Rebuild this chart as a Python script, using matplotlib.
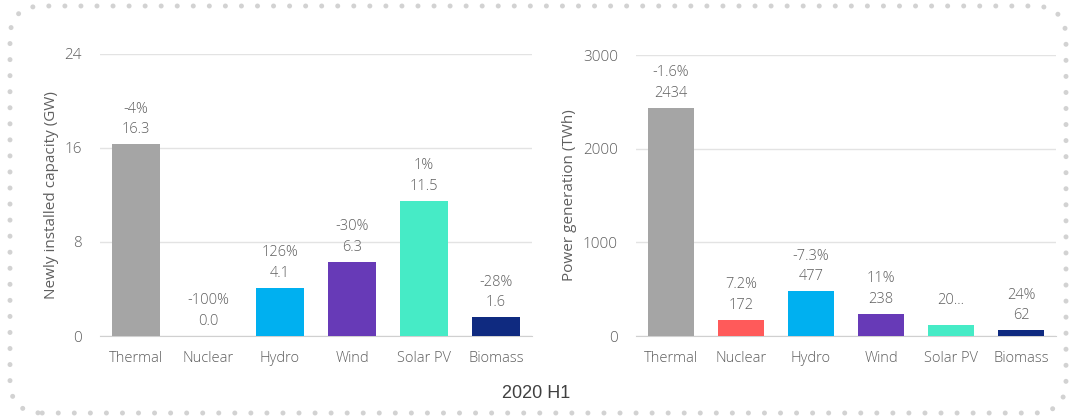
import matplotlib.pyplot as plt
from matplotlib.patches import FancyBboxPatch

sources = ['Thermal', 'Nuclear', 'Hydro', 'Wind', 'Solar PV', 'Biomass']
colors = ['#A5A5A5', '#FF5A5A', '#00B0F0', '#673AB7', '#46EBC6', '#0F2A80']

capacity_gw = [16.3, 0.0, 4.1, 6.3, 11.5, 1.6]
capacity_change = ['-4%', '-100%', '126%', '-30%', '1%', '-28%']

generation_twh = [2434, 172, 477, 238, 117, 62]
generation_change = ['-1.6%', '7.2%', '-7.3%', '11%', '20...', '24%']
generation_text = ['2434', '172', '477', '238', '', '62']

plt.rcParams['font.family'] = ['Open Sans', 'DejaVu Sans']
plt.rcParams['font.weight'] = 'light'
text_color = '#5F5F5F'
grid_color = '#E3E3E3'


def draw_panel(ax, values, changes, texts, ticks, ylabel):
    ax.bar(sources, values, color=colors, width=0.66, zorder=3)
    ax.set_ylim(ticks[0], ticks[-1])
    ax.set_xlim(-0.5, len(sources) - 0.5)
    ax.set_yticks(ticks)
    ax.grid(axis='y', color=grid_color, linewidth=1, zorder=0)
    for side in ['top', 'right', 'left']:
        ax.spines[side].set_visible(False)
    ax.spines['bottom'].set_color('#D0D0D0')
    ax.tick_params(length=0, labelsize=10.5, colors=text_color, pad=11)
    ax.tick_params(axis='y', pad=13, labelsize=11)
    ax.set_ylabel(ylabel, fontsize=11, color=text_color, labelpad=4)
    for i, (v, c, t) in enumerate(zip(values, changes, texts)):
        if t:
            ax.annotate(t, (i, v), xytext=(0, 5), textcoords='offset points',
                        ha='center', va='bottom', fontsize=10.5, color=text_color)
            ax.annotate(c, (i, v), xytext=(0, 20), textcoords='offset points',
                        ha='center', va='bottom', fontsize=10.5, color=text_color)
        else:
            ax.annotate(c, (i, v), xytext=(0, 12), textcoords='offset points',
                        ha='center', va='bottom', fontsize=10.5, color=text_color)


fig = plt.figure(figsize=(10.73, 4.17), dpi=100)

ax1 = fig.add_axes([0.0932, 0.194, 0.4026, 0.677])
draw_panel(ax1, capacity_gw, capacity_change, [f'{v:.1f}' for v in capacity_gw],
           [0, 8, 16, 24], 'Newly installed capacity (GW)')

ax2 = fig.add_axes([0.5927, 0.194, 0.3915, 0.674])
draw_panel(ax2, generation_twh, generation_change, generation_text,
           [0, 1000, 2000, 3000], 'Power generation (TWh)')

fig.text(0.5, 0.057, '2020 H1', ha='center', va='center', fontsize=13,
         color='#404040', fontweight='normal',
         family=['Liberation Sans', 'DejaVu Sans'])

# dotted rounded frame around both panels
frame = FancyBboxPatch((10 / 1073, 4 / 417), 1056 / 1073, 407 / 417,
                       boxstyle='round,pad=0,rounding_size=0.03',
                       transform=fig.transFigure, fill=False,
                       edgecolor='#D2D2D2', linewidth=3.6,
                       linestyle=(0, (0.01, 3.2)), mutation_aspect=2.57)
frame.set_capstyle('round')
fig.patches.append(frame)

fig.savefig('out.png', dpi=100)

=-=-=

What you are asked to do: Begin at the first line of the material and copy each line exactly through the one containing "capacity_change = ['-4%', '-100%', '126%', '-30%', '1%', '-28%']". Omit pictures.

Solution for this task:
Rebuild this chart as a Python script, using matplotlib.
import matplotlib.pyplot as plt
from matplotlib.patches import FancyBboxPatch

sources = ['Thermal', 'Nuclear', 'Hydro', 'Wind', 'Solar PV', 'Biomass']
colors = ['#A5A5A5', '#FF5A5A', '#00B0F0', '#673AB7', '#46EBC6', '#0F2A80']

capacity_gw = [16.3, 0.0, 4.1, 6.3, 11.5, 1.6]
capacity_change = ['-4%', '-100%', '126%', '-30%', '1%', '-28%']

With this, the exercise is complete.